>> Begin ENTRIES PROVIDED
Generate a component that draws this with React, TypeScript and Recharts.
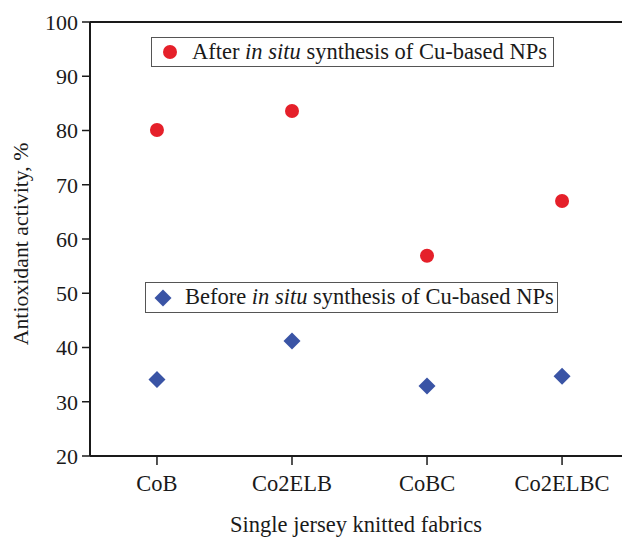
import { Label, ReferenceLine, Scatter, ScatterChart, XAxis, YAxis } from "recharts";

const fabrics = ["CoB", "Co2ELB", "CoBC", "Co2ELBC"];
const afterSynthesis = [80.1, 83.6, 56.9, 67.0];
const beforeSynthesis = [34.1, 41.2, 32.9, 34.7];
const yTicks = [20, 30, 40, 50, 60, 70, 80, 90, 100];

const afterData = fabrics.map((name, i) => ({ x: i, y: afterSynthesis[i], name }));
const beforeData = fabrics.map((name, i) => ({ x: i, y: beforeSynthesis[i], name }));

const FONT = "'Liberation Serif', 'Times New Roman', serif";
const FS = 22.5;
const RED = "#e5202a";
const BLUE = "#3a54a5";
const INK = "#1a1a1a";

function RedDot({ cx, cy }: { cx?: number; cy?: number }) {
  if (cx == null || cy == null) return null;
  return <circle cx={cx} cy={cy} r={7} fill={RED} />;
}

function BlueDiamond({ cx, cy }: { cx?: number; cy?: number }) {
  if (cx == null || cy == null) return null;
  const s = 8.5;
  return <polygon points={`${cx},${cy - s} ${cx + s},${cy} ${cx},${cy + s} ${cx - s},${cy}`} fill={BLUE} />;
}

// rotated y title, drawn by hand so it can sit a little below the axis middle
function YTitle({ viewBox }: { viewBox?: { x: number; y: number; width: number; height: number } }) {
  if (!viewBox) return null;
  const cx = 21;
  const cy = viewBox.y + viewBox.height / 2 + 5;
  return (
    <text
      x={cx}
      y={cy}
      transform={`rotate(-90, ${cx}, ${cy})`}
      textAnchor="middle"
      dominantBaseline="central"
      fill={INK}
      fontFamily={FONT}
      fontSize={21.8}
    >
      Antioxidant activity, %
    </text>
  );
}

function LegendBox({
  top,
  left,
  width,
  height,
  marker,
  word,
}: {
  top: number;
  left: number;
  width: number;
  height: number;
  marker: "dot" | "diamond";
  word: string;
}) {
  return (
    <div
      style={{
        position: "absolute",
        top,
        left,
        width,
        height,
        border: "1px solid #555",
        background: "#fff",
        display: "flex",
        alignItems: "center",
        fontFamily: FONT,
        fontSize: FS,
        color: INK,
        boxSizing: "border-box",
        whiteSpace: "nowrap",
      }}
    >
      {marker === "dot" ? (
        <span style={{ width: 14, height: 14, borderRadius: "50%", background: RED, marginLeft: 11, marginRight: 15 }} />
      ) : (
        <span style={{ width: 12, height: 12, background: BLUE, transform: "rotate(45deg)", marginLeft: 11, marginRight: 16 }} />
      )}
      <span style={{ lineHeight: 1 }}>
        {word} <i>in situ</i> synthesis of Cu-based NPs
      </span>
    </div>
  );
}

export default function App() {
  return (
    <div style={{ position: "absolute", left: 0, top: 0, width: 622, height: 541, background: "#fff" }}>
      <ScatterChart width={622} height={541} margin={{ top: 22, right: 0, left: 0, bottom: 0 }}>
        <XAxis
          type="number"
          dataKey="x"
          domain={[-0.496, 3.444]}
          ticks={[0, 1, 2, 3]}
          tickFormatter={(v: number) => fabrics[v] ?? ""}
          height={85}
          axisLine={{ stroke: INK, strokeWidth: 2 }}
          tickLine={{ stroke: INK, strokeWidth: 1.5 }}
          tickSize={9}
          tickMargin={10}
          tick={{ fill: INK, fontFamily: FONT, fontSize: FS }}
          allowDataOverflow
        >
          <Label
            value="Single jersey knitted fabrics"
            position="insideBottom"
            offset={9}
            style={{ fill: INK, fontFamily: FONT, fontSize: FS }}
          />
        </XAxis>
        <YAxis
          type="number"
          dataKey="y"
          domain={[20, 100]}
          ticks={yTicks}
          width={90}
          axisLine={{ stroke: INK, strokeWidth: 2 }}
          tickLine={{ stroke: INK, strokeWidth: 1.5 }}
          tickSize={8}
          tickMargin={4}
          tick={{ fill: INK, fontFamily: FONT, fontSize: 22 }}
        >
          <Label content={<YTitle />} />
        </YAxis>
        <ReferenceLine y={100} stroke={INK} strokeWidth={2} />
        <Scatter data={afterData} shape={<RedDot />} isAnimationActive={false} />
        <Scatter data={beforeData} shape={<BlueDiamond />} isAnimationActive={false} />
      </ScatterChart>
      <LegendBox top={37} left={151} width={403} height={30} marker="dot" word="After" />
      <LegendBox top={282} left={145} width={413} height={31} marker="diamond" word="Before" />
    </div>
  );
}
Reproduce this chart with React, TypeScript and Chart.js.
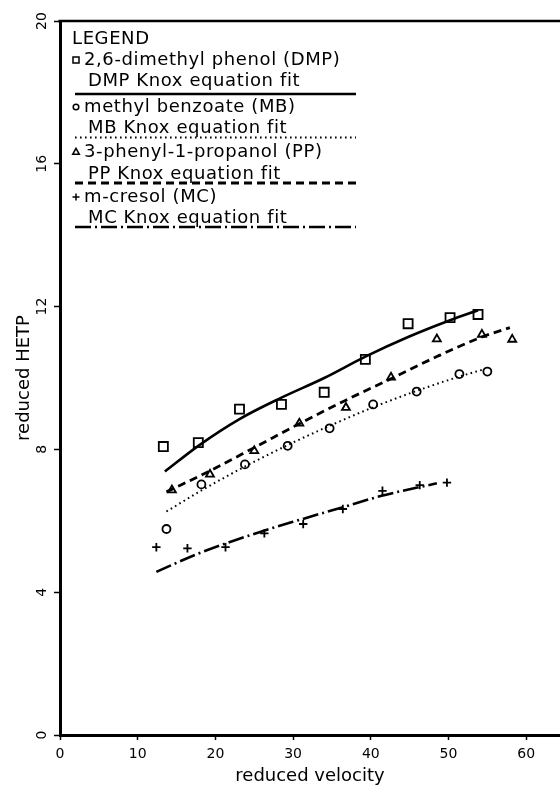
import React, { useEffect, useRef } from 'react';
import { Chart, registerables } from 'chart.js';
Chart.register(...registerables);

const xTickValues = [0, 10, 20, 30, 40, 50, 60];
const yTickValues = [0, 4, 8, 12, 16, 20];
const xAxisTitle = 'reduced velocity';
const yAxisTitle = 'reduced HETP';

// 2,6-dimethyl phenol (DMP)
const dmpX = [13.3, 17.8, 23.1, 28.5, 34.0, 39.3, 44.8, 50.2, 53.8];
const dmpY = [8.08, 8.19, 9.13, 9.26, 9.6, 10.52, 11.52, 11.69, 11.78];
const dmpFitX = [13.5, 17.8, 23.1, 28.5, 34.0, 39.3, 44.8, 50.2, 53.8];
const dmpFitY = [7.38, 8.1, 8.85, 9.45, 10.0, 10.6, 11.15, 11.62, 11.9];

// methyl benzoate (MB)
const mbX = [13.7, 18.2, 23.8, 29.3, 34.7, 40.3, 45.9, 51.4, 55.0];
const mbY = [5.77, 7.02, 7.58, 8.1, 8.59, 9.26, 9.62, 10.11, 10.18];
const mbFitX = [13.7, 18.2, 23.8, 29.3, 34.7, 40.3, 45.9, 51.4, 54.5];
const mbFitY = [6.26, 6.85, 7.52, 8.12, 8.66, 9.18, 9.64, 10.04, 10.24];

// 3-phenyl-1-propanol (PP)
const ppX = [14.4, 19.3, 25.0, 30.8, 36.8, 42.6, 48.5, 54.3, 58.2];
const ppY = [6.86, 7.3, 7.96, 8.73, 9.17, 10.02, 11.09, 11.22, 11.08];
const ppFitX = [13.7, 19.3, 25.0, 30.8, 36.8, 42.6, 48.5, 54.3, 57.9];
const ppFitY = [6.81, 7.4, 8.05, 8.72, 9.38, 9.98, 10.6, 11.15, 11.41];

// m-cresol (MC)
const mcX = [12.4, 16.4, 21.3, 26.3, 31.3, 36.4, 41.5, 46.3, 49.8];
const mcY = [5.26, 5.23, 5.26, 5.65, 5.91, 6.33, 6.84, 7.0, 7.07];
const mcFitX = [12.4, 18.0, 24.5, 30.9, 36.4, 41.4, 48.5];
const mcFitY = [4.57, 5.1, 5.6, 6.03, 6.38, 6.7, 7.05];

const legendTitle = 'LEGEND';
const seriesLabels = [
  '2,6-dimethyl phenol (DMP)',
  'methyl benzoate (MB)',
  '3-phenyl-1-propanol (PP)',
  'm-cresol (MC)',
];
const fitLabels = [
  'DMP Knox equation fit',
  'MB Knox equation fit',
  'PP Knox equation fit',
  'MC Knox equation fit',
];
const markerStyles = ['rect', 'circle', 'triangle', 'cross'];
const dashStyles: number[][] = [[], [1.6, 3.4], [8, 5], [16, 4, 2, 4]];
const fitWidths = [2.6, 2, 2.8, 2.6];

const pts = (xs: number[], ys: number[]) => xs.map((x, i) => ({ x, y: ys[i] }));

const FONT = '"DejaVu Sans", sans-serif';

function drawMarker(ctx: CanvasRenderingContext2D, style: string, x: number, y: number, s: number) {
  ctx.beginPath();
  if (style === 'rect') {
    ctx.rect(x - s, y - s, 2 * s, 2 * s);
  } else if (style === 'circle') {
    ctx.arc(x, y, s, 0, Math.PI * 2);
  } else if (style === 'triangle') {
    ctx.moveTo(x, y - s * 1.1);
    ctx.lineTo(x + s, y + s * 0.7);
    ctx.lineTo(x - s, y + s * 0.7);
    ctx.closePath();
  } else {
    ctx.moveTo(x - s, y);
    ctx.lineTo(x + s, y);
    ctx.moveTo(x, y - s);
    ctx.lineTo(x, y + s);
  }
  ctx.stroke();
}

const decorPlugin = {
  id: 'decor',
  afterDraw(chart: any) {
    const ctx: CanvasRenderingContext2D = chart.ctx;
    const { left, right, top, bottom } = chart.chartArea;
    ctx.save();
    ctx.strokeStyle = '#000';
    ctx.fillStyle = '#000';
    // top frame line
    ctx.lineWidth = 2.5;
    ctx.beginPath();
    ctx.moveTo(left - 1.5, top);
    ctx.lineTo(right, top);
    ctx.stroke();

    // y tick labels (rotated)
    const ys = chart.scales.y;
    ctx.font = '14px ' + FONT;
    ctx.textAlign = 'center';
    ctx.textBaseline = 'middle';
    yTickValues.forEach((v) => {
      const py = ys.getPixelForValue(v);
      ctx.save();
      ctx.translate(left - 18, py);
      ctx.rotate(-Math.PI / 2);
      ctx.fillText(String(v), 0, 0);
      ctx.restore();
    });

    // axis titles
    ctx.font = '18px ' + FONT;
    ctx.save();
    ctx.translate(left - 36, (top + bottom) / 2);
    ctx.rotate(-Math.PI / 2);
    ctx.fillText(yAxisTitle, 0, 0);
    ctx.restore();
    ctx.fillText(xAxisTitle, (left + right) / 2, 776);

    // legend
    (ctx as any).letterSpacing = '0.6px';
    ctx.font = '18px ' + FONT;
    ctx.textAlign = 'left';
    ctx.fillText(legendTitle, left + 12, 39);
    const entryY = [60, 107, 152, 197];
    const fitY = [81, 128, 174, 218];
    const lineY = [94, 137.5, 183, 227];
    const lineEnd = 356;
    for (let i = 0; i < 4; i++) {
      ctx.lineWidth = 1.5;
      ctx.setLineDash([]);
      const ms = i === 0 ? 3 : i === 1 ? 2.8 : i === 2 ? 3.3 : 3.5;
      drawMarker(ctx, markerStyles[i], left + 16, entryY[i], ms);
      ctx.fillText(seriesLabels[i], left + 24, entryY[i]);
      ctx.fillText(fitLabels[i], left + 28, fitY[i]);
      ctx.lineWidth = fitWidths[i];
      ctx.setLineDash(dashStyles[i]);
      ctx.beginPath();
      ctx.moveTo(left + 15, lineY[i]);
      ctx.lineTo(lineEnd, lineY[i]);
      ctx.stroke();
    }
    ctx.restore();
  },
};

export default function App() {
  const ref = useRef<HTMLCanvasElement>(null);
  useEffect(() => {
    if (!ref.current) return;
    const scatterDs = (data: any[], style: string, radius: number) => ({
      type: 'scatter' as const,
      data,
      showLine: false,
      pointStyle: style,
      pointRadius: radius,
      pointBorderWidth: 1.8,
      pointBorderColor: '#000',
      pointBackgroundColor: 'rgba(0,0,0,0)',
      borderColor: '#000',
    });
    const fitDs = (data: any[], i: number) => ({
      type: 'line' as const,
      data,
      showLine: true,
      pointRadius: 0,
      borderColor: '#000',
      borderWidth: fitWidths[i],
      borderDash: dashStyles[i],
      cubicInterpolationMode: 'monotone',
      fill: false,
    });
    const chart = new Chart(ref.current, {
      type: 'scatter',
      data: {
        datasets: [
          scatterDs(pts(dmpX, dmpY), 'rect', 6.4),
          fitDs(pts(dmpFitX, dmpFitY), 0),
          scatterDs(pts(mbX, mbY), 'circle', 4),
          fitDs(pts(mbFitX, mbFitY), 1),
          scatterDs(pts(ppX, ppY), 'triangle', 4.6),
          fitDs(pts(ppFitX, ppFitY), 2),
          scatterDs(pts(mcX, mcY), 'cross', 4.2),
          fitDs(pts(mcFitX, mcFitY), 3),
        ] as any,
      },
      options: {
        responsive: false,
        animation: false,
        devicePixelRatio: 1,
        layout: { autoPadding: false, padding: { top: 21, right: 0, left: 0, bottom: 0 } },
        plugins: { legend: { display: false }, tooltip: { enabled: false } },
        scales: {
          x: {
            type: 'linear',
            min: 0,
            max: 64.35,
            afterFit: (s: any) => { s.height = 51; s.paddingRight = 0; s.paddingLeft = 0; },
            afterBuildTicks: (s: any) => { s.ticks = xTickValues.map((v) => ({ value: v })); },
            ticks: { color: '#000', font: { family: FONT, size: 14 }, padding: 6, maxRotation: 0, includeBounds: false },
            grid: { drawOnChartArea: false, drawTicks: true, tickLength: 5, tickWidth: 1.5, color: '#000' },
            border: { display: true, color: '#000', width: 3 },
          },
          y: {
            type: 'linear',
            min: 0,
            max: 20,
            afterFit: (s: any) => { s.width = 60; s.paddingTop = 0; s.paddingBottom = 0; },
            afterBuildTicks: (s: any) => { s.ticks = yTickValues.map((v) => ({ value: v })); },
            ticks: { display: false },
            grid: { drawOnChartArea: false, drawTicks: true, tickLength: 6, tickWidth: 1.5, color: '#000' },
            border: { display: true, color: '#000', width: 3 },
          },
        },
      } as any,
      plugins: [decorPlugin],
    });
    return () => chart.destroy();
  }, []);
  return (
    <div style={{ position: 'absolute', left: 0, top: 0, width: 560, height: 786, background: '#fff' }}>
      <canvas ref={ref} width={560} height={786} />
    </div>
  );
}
>> End ENTRIES PROVIDED
### PROBLEM TO SOLVE
Without any pictures, reproduce the lines from the first one in the material through the line that has "80, 90, 100];", exactly as they appear.

### THE SOLUTION
Generate a component that draws this with React, TypeScript and Recharts.
import { Label, ReferenceLine, Scatter, ScatterChart, XAxis, YAxis } from "recharts";

const fabrics = ["CoB", "Co2ELB", "CoBC", "Co2ELBC"];
const afterSynthesis = [80.1, 83.6, 56.9, 67.0];
const beforeSynthesis = [34.1, 41.2, 32.9, 34.7];
const yTicks = [20, 30, 40, 50, 60, 70, 80, 90, 100];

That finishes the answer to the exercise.